SIMBAD references

The multicomponent nature of the wind is a fundamental aspect of the wind of A and B stars. We first show that a radiatively driven wind can exist on main sequence A stars only if the wind is inhomogeneous. Using a multifluid approach, we present a model for radiatively driven winds on these objects. A detailed numerical simulation is performed for an A star, with T_eff=10000K, on the ZAMS. We solve in a self-consistent way for the mass loss rate, for the energy balance in the wind and for the photospheric abundances. We obtain that only minor elements are expelled from the star and that H and He remain bound to the star. The mass loss rates obtained are very small, lower than {dot}(M)=10^–16M_☉/yr but of metals only. These rates are in agreement with the existence of abundance anomalies on chemically peculiar (Cp) stars. The mass loss rate depends crucially on whether or not chemical separation occurs in the photosphere.
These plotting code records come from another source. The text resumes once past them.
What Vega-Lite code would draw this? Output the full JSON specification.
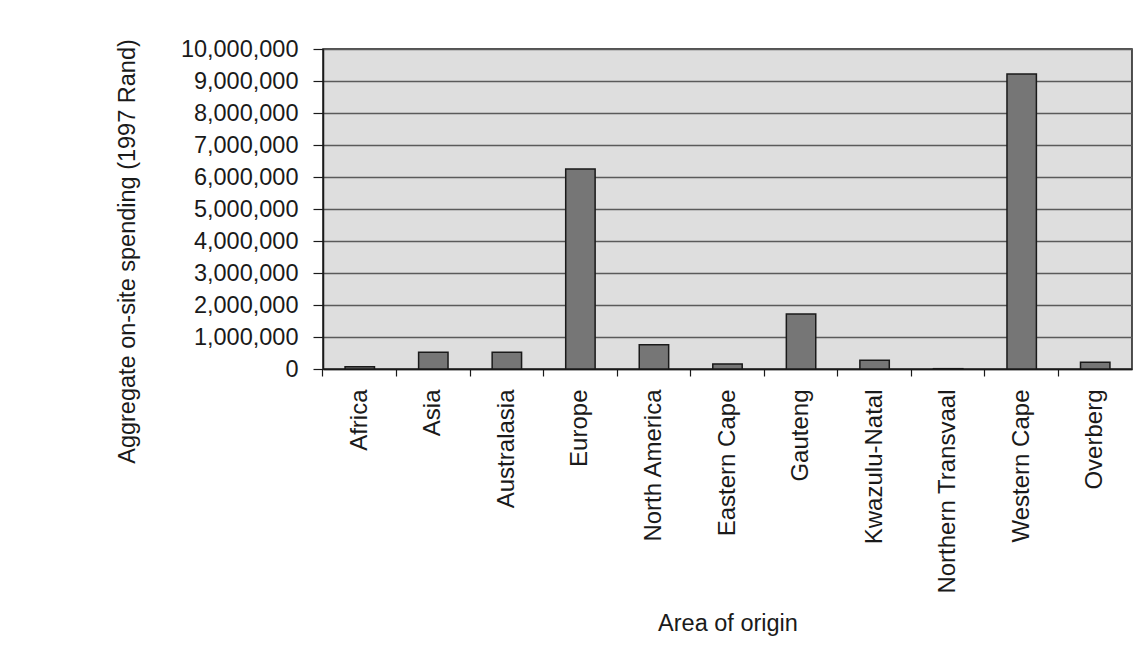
{
  "$schema": "https://vega.github.io/schema/vega-lite/v6.json",
  "autosize": {"type": "none"},
  "padding": {"left": 323, "top": 49, "right": 14, "bottom": 302},
  "width": 809,
  "height": 320,
  "background": "#ffffff",
  "data": {
    "values": [
      {"area": "Africa", "spending": 70000},
      {"area": "Asia", "spending": 520000},
      {"area": "Australasia", "spending": 520000},
      {"area": "Europe", "spending": 6250000},
      {"area": "North America", "spending": 755000},
      {"area": "Eastern Cape", "spending": 160000},
      {"area": "Gauteng", "spending": 1720000},
      {"area": "Kwazulu-Natal", "spending": 270000},
      {"area": "Northern Transvaal", "spending": 10000},
      {"area": "Western Cape", "spending": 9220000},
      {"area": "Overberg", "spending": 210000}
    ]
  },
  "mark": {"type": "bar", "fill": "#767676", "stroke": "#1a1a1a", "strokeWidth": 1.5},
  "encoding": {
    "x": {
      "field": "area",
      "type": "nominal",
      "sort": null,
      "scale": {"paddingInner": 0.6, "paddingOuter": 0.3},
      "axis": {
        "title": "Area of origin",
        "labelAngle": -90,
        "labelAlign": "right",
        "labelBaseline": "middle",
        "labelFontSize": 24,
        "bandPosition": -0.75,
        "labelPadding": 13,
        "tickSize": 7,
        "tickColor": "#1a1a1a",
        "tickWidth": 1.2,
        "domainColor": "#1a1a1a",
        "domainWidth": 1.5,
        "titlePadding": 42
      }
    },
    "y": {
      "field": "spending",
      "type": "quantitative",
      "scale": {"domain": [0, 10000000], "nice": false},
      "axis": {
        "title": "Aggregate on-site spending (1997 Rand)",
        "values": [0, 1000000, 2000000, 3000000, 4000000, 5000000, 6000000, 7000000, 8000000, 9000000, 10000000],
        "format": ",d",
        "tickSize": 10,
        "tickColor": "#1a1a1a",
        "tickWidth": 1.2,
        "labelPadding": 15,
        "domainColor": "#1a1a1a",
        "domainWidth": 1.5,
        "gridColor": "#5a5a5a",
        "gridWidth": 1.4,
        "titlePadding": 41,
        "titleY": 202
      }
    }
  },
  "config": {
    "font": "Liberation Sans",
    "view": {"fill": "#dedede", "stroke": "#1a1a1a", "strokeWidth": 1.5},
    "axis": {
      "labelFont": "Liberation Sans",
      "titleFont": "Liberation Sans",
      "labelFontSize": 23.5,
      "titleFontSize": 23.5,
      "titleFontWeight": "normal",
      "labelColor": "#1a1a1a",
      "titleColor": "#1a1a1a",
      "labelOverlap": false,
      "labelLimit": 0
    }
  }
}
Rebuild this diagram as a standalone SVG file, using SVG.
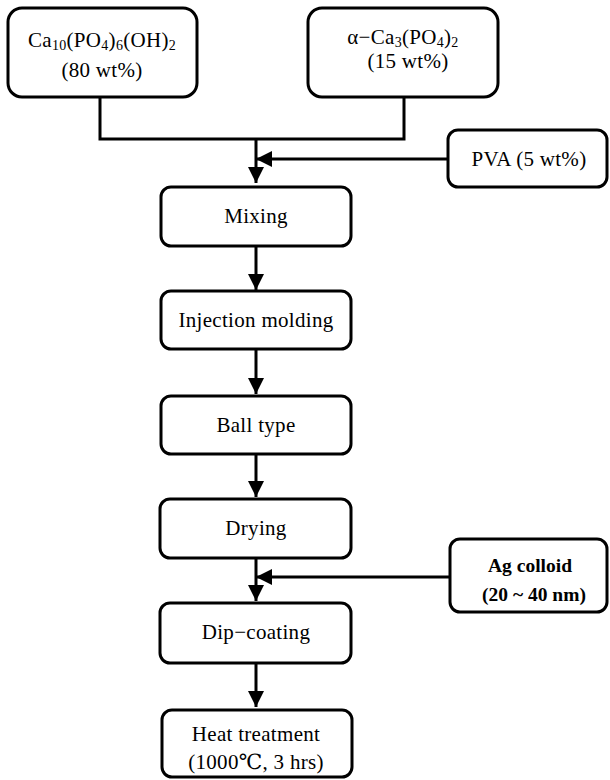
<svg xmlns="http://www.w3.org/2000/svg" width="610" height="780" viewBox="0 0 610 780">
<defs>
<style>
.box{fill:#fff;stroke:#000;stroke-width:3}
text{font-family:'Liberation Serif','DejaVu Serif',serif;font-size:21px;fill:#000;text-anchor:middle;letter-spacing:0.3px}
.b{font-weight:bold;font-size:19.5px;letter-spacing:0}
.ln{fill:none;stroke:#000;stroke-width:3}
.sub{font-size:14px}
</style>
<marker id="ah" markerUnits="userSpaceOnUse" markerWidth="18" markerHeight="18" viewBox="0 0 18 18" refX="17" refY="9" orient="auto">
<path d="M1,1 L17,9 L1,17 Z" fill="#000"/>
</marker>
</defs>
<rect width="610" height="780" fill="#fff"/>
<g id="connectors">
<path class="ln" d="M100,97 V139 H404 V97"/>
<path class="ln" d="M256,139 V183" marker-end="url(#ah)"/>
<path class="ln" d="M448,159 H256" marker-end="url(#ah)"/>
<path class="ln" d="M256,246 V290" marker-end="url(#ah)"/>
<path class="ln" d="M256,349 V394" marker-end="url(#ah)"/>
<path class="ln" d="M256,454 V497" marker-end="url(#ah)"/>
<path class="ln" d="M256,558 V601" marker-end="url(#ah)"/>
<path class="ln" d="M450,577 H256" marker-end="url(#ah)"/>
<path class="ln" d="M256,663 V707" marker-end="url(#ah)"/>
</g>
<g id="hap">
<rect class="box" x="8" y="8" width="189" height="89" rx="14"/>
<text x="102" y="47">Ca<tspan class="sub" dy="3">10</tspan><tspan dy="-3">(PO</tspan><tspan class="sub" dy="3">4</tspan><tspan dy="-3">)</tspan><tspan class="sub" dy="3">6</tspan><tspan dy="-3">(OH)</tspan><tspan class="sub" dy="3">2</tspan></text>
<text x="102" y="77">(80 wt%)</text>
</g>
<g id="tcp">
<rect class="box" x="308" y="8" width="190" height="89" rx="14"/>
<text x="403" y="44">α−Ca<tspan class="sub" dy="3">3</tspan><tspan dy="-3">(PO</tspan><tspan class="sub" dy="3">4</tspan><tspan dy="-3">)</tspan><tspan class="sub" dy="3">2</tspan></text>
<text x="408" y="68">(15 wt%)</text>
</g>
<g id="pva">
<rect class="box" x="448" y="130" width="159" height="57" rx="10"/>
<text x="529" y="166">PVA (5 wt%)</text>
</g>
<g id="mixing">
<rect class="box" x="161" y="187" width="190" height="59" rx="10"/>
<text x="256" y="223">Mixing</text>
</g>
<g id="injection">
<rect class="box" x="161" y="291" width="190" height="58" rx="10"/>
<text x="256" y="327">Injection molding</text>
</g>
<g id="ball">
<rect class="box" x="161" y="396" width="190" height="58" rx="10"/>
<text x="256" y="432">Ball type</text>
</g>
<g id="drying">
<rect class="box" x="160" y="499" width="191" height="59" rx="10"/>
<text x="256" y="535">Drying</text>
</g>
<g id="ag">
<rect class="box" x="450" y="539" width="157" height="73" rx="10"/>
<text class="b" x="530" y="572">Ag colloid</text>
<text class="b" x="534" y="601">(20 ~ 40 nm)</text>
</g>
<g id="dip">
<rect class="box" x="160" y="603" width="191" height="60" rx="10"/>
<text x="256" y="639">Dip−coating</text>
</g>
<g id="heat">
<rect class="box" x="162" y="710" width="190" height="67" rx="10"/>
<text x="256" y="741">Heat treatment</text>
<text x="256" y="769">(1000℃, 3 hrs)</text>
</g>
</svg>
This result indicates an interesting possible difference between normal A and Ap stars.
Result. are also obtained for the abundance of metals in the photosphere and could give a key to abundance anomalies on Cp stars. Another important point is on the energy balance of the wind. Our computations show that even on A stars, frictional heating is a major effect which could substantially heat the plasma and create UV or EUV excesses from these objects.